*Exercise prompt*
Return a copy of every line in the records that includes the word "this".

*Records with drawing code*
──────────────────────────────
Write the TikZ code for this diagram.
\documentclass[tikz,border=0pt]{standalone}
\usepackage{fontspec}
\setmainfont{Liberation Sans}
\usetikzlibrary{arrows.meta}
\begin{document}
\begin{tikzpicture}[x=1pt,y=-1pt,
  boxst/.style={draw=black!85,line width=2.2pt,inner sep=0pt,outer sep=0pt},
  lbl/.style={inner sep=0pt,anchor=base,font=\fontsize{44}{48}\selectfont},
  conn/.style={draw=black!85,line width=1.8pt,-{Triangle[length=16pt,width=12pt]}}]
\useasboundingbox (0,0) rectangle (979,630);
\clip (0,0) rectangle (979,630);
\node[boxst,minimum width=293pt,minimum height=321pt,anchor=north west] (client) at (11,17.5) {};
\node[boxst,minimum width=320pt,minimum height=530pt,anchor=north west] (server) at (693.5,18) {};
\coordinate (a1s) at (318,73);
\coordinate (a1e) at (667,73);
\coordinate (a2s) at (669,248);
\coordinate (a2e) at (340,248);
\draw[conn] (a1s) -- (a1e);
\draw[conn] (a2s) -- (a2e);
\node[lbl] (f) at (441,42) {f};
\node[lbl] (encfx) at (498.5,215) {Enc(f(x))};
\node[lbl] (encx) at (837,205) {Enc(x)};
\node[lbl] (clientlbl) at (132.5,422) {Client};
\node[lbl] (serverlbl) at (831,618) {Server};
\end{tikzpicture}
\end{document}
──────────────────────────────
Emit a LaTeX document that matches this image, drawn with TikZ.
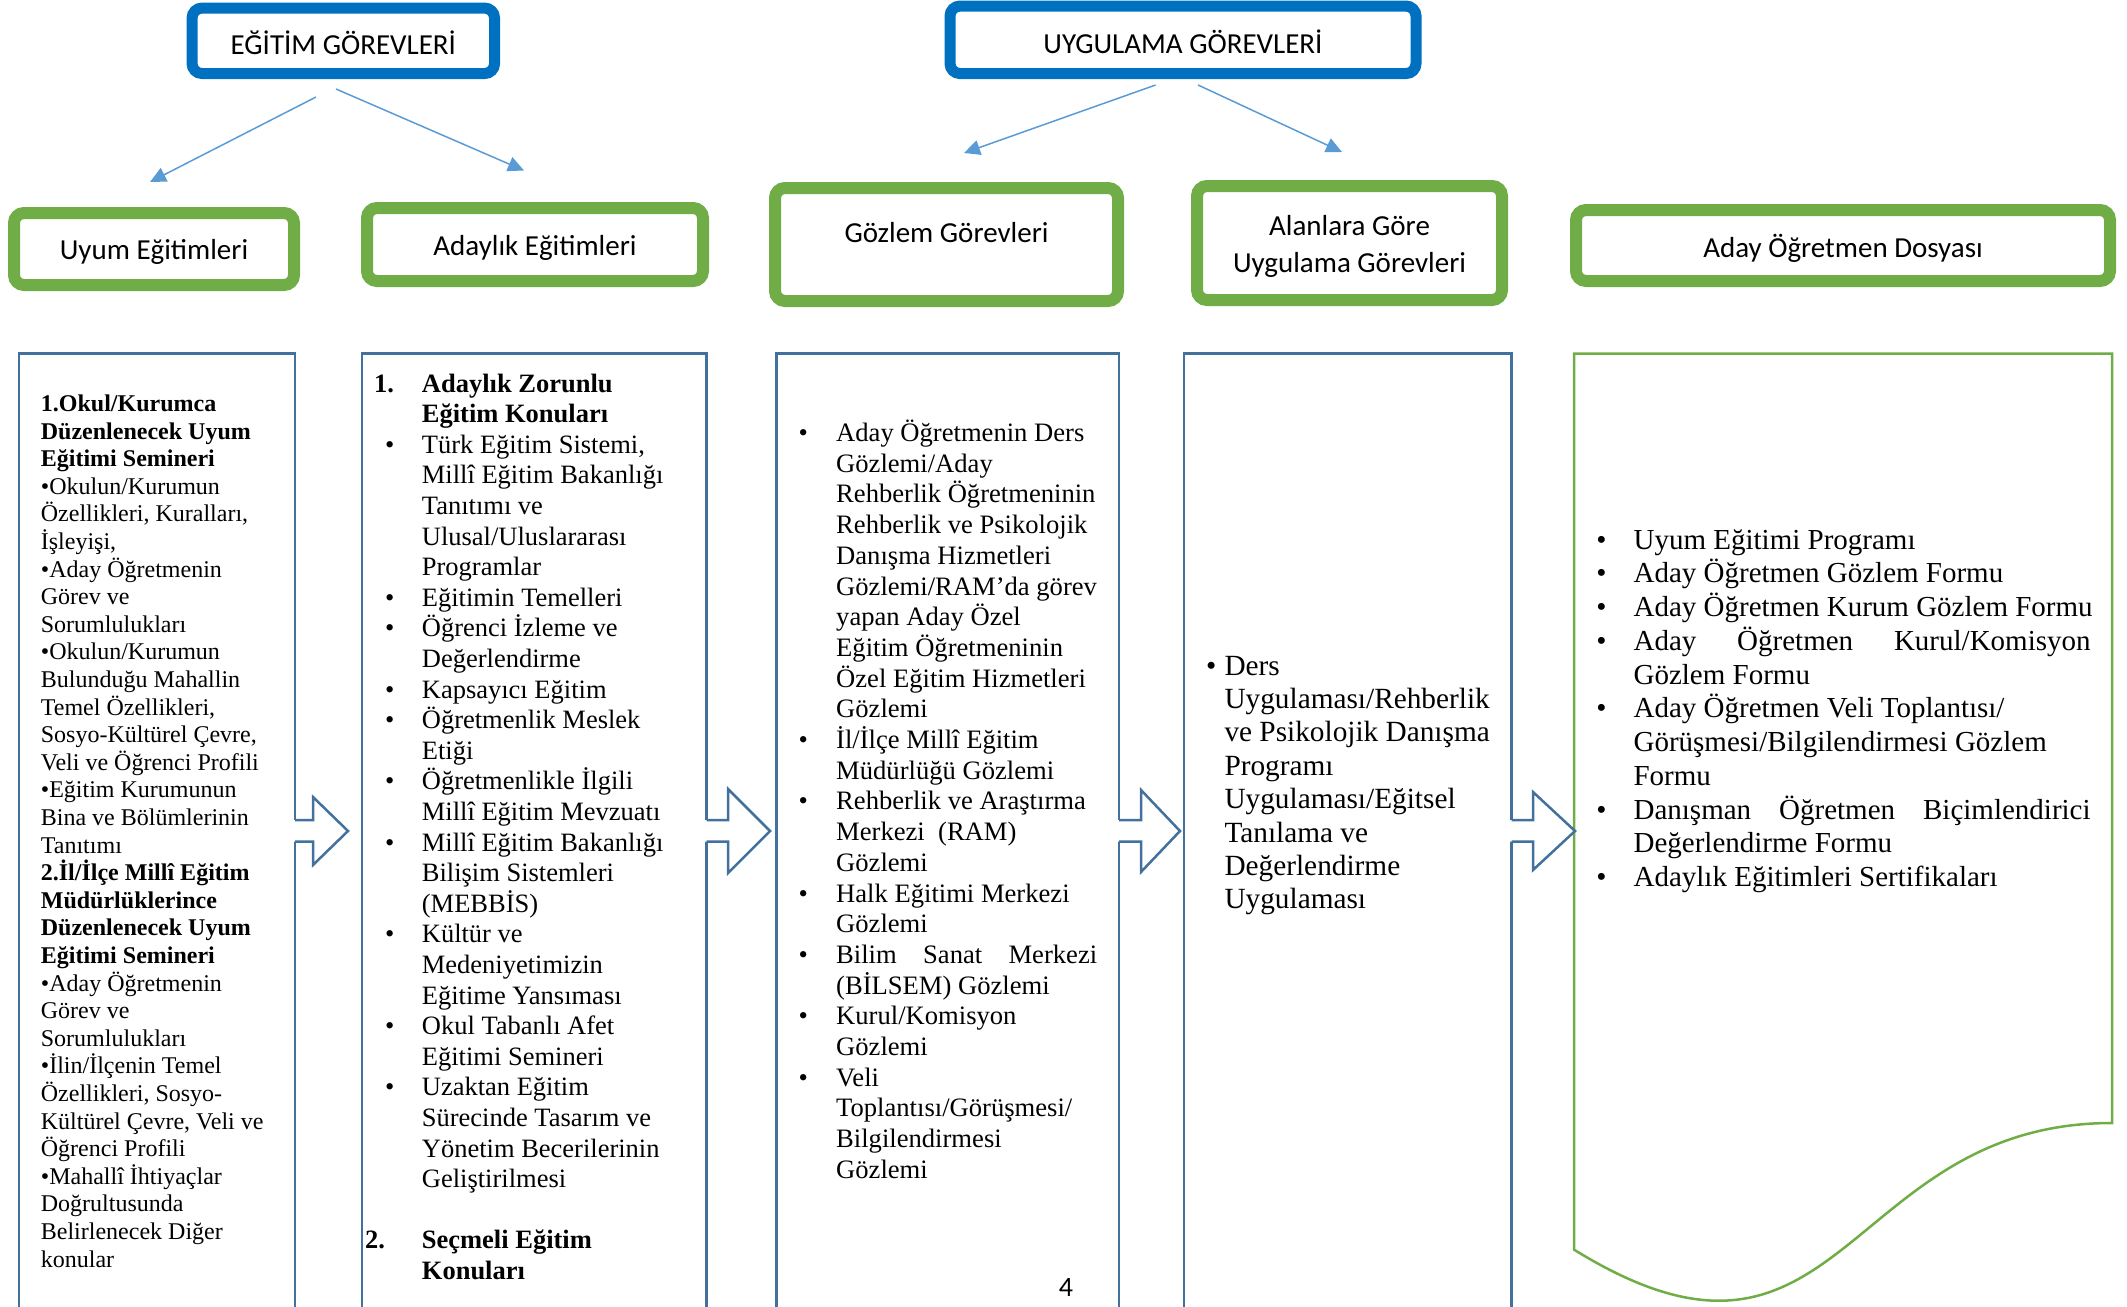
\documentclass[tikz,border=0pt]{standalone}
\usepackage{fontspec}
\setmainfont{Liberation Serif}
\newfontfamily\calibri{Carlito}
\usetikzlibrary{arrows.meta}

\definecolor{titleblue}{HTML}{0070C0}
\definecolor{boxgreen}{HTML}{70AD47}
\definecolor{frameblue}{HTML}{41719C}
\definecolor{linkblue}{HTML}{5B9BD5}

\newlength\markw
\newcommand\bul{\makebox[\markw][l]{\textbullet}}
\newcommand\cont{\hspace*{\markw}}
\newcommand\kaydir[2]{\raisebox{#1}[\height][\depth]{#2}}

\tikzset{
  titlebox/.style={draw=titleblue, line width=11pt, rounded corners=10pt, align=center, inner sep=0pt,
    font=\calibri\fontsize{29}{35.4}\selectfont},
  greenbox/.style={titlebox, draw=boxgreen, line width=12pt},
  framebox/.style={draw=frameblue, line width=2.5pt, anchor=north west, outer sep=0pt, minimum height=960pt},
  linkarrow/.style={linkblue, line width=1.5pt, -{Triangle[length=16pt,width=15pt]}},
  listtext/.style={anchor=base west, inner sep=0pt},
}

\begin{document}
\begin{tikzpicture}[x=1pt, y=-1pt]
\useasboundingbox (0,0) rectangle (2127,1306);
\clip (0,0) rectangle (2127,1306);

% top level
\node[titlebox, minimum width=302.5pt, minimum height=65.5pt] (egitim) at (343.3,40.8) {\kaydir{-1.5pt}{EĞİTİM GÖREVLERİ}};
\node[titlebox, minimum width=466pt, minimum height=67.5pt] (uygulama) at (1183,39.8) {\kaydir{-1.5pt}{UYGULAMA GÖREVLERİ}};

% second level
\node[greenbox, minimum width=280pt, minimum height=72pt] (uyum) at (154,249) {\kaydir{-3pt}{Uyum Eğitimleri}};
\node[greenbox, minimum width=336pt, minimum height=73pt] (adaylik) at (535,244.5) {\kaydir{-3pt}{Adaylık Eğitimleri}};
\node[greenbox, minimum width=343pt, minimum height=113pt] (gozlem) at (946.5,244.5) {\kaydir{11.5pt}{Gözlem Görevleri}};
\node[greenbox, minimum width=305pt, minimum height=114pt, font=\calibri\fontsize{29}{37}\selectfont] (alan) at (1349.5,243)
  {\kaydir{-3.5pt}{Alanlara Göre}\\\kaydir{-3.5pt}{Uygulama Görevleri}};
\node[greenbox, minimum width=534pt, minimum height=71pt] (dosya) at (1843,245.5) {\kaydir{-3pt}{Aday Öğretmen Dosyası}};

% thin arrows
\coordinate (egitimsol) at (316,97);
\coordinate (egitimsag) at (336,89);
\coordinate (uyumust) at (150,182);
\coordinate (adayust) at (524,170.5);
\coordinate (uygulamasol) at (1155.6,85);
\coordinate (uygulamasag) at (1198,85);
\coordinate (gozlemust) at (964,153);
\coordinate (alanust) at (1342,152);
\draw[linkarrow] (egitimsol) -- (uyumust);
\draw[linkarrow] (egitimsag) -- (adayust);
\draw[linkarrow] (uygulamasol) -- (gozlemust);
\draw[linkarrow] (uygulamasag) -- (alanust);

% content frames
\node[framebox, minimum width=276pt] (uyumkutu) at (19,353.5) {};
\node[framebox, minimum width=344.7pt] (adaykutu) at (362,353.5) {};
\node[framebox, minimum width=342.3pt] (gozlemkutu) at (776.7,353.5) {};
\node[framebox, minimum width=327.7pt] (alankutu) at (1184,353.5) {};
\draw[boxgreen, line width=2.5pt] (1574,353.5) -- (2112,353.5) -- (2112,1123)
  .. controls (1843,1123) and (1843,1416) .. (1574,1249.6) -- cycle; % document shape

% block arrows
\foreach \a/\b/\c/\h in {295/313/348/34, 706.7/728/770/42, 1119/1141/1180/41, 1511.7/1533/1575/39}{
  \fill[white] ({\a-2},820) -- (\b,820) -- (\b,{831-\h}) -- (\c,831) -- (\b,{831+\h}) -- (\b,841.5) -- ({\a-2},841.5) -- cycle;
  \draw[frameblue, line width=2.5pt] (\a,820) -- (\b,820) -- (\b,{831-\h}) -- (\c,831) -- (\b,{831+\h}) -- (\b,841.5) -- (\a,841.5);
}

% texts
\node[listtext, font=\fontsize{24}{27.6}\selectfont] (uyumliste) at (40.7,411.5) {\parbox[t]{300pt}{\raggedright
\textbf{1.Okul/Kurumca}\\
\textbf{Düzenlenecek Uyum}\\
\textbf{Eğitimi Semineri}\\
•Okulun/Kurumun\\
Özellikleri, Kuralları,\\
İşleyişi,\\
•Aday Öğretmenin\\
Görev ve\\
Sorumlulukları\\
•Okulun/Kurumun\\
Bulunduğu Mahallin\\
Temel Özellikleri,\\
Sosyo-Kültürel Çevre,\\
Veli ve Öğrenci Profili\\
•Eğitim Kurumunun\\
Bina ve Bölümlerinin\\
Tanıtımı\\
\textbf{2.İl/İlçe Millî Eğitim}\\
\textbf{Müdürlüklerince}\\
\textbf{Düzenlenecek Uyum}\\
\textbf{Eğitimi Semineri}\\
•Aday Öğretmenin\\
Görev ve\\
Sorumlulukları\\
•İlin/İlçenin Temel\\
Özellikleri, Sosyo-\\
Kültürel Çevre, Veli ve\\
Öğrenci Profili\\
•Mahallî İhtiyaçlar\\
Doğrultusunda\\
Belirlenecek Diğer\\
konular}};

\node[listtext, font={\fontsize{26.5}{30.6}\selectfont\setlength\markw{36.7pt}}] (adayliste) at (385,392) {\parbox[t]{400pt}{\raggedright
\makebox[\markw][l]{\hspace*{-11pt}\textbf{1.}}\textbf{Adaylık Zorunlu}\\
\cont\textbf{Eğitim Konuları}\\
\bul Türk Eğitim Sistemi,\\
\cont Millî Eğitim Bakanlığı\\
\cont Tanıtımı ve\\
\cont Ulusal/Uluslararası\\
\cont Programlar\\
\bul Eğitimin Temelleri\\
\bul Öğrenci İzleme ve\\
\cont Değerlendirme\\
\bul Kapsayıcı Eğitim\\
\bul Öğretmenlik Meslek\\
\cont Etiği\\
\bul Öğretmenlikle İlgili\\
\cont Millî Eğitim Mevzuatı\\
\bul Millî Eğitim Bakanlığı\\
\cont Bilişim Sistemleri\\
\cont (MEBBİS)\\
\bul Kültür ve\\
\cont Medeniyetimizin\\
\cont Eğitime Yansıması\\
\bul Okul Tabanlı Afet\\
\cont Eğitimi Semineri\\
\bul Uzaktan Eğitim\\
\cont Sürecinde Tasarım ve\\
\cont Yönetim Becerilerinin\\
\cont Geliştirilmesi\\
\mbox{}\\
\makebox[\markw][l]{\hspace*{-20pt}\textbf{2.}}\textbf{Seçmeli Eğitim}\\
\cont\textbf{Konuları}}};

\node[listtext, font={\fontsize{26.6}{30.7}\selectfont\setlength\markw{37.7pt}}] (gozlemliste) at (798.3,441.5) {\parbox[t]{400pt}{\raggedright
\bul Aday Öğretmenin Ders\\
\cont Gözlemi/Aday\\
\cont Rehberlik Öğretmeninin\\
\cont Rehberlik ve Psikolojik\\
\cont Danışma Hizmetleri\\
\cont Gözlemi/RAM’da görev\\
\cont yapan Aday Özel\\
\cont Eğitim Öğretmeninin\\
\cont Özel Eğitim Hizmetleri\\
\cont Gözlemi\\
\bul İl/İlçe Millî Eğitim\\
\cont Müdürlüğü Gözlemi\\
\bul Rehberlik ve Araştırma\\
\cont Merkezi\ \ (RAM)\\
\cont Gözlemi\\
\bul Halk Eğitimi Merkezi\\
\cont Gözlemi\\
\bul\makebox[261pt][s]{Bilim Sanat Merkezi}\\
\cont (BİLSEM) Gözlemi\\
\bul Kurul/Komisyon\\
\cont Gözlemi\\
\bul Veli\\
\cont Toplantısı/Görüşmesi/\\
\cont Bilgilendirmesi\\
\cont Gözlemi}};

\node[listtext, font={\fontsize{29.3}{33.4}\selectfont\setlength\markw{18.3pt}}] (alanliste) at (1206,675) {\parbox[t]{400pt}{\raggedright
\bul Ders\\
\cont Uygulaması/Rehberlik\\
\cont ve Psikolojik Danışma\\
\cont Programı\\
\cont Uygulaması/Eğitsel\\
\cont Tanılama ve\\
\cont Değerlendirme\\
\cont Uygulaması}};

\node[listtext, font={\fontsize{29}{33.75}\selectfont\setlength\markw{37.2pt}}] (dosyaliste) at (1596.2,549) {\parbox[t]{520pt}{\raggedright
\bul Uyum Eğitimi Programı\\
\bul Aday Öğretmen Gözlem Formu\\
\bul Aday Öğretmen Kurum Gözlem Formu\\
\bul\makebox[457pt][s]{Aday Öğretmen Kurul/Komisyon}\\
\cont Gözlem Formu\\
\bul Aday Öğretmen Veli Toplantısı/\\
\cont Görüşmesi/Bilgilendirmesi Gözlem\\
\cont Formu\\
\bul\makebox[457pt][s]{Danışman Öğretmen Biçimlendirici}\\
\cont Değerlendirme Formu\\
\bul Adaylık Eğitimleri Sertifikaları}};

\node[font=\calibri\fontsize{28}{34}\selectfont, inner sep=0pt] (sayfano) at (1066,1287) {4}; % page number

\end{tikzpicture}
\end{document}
──────────────────────────────
*Reply to the exercise*
Write the TikZ code for this diagram.
Emit a LaTeX document that matches this image, drawn with TikZ.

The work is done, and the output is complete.